----- DATA SECTION -----

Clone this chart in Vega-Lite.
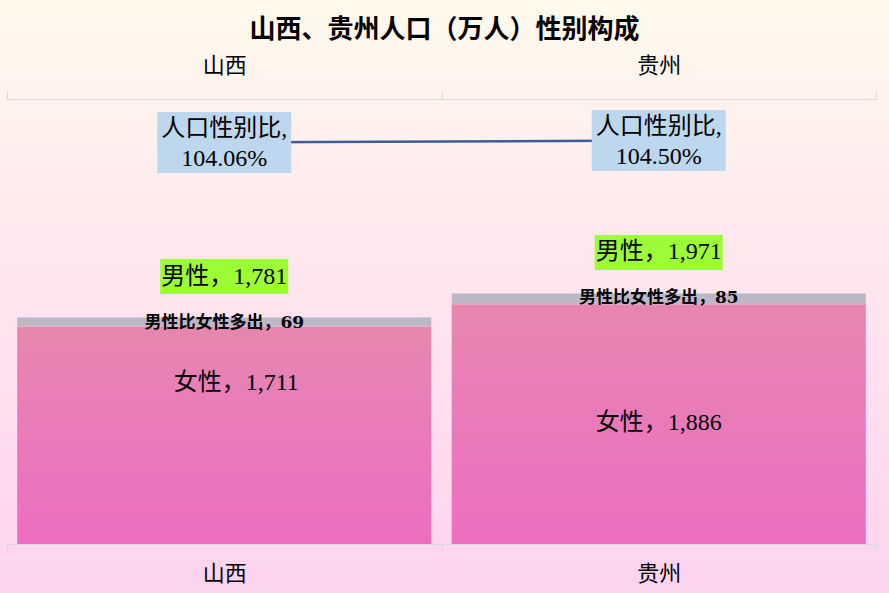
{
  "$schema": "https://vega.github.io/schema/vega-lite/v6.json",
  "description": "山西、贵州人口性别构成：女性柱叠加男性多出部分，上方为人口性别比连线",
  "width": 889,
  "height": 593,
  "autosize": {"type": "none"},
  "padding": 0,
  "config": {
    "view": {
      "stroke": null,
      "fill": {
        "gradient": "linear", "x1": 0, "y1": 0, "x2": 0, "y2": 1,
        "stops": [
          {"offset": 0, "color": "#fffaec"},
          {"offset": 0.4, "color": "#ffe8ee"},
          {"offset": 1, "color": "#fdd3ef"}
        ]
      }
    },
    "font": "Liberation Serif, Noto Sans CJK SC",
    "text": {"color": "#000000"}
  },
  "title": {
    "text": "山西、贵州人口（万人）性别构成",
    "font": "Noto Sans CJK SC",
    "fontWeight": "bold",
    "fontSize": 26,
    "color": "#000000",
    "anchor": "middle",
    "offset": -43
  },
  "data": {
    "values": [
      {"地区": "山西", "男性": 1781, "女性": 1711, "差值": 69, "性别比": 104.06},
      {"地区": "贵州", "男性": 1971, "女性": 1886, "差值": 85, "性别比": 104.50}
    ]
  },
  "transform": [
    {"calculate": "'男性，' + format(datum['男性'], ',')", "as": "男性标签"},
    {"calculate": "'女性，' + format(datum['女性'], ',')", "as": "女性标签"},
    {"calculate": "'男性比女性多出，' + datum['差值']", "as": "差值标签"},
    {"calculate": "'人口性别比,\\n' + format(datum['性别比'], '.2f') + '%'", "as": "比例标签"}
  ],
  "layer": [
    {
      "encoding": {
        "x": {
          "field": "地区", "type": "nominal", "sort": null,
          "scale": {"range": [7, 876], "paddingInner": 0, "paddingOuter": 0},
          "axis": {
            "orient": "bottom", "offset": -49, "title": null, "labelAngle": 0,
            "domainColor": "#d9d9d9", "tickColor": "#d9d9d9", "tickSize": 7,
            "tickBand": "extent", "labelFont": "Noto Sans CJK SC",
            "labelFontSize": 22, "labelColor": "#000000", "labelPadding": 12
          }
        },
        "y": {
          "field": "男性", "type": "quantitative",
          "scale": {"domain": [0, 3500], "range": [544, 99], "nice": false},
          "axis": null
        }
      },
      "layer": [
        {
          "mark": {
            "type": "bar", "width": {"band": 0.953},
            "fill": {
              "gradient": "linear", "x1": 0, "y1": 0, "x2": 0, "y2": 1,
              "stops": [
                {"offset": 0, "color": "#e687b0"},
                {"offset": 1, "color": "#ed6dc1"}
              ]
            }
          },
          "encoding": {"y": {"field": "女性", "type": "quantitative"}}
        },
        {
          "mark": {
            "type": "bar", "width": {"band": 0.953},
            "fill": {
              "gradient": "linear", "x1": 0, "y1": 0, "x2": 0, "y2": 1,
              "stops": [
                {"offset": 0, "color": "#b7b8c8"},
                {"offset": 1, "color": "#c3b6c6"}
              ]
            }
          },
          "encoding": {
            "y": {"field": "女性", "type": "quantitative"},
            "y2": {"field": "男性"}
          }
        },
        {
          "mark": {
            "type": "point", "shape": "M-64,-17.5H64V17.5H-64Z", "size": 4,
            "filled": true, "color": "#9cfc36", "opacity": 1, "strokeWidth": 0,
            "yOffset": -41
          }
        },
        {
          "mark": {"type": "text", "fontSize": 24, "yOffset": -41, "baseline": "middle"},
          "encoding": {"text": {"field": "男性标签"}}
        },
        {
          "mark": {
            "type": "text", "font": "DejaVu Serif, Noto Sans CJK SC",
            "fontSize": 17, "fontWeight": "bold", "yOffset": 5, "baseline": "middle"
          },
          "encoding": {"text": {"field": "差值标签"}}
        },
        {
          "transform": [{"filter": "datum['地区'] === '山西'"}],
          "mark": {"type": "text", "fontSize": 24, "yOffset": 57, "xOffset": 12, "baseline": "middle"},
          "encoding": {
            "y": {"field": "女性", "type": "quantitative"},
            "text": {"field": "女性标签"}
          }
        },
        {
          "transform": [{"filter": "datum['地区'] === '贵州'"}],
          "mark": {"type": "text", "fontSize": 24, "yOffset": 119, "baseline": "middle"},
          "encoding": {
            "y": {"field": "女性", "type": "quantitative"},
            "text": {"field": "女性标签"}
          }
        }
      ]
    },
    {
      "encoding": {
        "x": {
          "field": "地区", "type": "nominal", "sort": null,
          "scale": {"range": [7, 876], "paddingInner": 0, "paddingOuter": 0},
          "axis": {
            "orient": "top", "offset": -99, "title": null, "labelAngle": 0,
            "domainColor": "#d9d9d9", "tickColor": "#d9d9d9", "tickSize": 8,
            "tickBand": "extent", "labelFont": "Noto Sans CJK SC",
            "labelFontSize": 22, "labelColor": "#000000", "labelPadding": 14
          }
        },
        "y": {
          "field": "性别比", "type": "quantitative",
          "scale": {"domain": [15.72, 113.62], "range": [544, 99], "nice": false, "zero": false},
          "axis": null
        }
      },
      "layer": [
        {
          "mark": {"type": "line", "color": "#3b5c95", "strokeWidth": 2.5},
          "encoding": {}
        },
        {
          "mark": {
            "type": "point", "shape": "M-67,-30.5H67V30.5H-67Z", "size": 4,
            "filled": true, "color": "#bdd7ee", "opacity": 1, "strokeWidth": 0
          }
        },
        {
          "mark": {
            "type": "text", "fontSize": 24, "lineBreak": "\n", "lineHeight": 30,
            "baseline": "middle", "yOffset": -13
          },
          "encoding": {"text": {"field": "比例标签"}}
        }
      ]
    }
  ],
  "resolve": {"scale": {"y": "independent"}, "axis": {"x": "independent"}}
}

-----
----- DATA SECTION -----

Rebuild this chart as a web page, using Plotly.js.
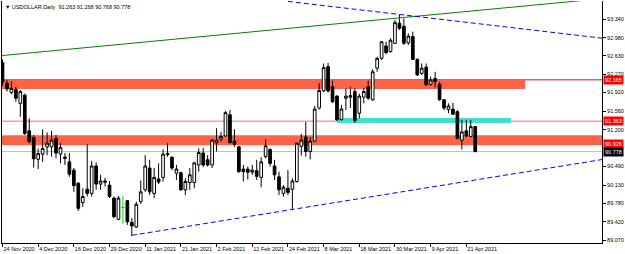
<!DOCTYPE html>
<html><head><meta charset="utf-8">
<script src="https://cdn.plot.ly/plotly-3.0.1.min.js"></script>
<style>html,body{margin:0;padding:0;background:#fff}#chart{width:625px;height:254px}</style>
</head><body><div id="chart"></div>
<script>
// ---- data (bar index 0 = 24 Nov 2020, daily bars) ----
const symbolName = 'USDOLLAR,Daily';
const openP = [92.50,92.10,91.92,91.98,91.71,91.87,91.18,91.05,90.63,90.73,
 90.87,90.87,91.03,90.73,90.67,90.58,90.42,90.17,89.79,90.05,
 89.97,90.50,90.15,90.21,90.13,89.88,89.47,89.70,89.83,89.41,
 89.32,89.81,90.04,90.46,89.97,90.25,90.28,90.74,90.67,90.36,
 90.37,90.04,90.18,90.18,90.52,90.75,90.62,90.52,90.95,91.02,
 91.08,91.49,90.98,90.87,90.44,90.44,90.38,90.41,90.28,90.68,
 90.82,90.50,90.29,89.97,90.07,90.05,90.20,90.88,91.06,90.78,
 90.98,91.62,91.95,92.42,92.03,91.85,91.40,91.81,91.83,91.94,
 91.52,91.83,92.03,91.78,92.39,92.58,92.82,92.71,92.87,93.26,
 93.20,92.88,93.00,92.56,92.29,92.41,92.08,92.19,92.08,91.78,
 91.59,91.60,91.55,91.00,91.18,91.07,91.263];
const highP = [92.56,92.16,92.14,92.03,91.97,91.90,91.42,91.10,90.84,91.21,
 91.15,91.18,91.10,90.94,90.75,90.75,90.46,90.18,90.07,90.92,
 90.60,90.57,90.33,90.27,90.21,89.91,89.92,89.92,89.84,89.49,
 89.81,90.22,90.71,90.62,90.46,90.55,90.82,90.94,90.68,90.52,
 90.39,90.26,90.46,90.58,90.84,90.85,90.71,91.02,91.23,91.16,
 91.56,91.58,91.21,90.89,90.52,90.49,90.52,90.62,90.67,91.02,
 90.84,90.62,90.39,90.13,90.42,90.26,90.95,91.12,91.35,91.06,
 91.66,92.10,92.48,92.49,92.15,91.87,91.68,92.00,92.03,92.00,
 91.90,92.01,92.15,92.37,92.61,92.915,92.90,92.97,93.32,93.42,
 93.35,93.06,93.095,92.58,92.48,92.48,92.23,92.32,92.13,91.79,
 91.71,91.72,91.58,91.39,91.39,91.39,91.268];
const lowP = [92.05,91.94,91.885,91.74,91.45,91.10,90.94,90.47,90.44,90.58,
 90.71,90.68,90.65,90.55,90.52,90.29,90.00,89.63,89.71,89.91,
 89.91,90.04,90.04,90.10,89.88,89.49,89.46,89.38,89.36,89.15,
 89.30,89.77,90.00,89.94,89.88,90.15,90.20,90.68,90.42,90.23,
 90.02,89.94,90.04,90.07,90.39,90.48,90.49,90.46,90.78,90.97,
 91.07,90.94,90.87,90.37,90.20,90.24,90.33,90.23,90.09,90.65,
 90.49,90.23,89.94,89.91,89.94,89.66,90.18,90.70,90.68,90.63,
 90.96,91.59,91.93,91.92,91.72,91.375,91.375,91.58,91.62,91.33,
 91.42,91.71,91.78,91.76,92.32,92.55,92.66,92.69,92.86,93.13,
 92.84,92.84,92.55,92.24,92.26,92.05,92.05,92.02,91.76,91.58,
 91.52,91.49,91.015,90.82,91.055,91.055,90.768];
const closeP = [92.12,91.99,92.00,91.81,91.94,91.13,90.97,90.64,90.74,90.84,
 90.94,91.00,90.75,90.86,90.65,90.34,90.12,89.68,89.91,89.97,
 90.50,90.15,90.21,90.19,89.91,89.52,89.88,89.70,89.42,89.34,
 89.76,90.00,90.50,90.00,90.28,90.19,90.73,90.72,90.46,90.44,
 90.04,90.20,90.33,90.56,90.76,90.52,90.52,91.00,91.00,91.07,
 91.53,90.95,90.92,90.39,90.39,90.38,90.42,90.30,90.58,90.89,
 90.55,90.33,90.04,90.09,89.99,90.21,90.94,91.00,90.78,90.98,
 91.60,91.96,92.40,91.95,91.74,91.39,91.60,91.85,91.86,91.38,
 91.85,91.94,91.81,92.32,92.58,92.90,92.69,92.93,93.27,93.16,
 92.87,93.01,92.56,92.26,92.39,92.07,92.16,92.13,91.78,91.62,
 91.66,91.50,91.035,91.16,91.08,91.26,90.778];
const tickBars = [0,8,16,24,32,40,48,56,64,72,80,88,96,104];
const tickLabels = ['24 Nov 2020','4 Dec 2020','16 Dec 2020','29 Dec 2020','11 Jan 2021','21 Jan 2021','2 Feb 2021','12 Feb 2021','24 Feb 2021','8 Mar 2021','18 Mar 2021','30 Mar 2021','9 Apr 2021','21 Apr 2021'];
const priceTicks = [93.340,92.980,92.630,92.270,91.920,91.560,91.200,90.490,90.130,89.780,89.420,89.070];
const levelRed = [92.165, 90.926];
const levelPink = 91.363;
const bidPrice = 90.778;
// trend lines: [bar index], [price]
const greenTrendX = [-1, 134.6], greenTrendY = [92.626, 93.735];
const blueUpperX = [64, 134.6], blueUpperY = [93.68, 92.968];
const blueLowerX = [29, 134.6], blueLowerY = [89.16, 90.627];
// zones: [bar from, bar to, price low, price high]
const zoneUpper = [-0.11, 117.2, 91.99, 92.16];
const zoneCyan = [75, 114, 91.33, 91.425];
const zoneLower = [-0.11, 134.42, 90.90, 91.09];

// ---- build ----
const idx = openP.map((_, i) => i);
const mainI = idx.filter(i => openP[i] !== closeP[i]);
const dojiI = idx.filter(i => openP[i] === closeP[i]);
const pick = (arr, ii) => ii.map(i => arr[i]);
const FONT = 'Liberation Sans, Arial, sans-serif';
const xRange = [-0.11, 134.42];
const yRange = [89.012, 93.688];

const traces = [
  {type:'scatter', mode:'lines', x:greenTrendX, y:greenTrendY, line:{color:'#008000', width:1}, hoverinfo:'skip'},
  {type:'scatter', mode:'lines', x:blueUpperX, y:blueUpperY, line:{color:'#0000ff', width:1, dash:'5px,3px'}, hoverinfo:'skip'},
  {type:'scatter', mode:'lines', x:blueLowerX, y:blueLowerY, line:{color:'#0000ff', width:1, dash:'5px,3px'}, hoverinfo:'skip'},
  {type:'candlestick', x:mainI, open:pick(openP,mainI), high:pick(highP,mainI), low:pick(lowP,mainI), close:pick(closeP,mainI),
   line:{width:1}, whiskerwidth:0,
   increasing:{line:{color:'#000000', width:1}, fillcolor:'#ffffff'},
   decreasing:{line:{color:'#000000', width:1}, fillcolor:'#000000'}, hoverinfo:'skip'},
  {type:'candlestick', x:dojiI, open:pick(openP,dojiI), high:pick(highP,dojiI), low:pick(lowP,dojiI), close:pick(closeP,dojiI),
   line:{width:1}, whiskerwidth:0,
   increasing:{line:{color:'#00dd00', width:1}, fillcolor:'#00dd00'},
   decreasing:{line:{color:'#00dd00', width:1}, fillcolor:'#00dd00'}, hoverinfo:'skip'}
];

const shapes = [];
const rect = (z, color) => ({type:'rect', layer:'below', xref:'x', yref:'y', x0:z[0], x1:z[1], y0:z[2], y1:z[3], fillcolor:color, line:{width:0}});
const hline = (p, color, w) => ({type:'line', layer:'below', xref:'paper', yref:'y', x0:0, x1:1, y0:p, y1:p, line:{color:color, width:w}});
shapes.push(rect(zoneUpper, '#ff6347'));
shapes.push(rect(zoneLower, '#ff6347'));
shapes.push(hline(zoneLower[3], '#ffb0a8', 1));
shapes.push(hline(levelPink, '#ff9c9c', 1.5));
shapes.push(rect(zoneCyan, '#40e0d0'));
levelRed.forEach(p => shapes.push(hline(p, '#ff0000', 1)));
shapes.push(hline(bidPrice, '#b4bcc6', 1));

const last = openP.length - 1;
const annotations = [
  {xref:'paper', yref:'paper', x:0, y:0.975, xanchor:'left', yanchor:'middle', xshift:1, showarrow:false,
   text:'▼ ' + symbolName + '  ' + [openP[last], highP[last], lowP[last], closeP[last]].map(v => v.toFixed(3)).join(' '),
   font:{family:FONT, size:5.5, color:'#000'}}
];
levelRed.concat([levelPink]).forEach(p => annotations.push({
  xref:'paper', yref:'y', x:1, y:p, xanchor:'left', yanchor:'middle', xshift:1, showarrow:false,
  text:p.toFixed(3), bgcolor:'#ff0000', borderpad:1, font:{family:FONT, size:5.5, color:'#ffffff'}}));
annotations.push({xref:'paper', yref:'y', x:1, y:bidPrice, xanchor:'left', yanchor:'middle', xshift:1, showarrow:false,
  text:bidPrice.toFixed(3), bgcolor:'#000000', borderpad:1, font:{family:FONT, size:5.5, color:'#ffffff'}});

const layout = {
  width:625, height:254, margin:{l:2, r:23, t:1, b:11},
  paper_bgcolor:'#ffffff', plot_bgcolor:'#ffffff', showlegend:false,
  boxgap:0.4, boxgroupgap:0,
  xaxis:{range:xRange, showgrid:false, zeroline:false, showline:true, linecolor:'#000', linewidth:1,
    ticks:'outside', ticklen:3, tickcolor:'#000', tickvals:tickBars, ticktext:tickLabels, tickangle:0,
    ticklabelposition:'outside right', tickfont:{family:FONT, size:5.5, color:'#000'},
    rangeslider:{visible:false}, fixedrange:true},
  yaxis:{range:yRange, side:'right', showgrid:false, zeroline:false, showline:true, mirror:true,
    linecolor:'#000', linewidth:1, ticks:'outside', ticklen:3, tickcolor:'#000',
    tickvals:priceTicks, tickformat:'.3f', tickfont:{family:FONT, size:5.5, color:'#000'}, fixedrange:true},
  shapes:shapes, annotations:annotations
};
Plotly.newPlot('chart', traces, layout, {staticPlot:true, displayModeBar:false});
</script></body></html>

-----

TASK BRIEF: For each line above that contains the word "this", copy that line.

OUTPUT BELOW:
Clone this chart in Vega-Lite.
Rebuild this chart as a web page, using Plotly.js.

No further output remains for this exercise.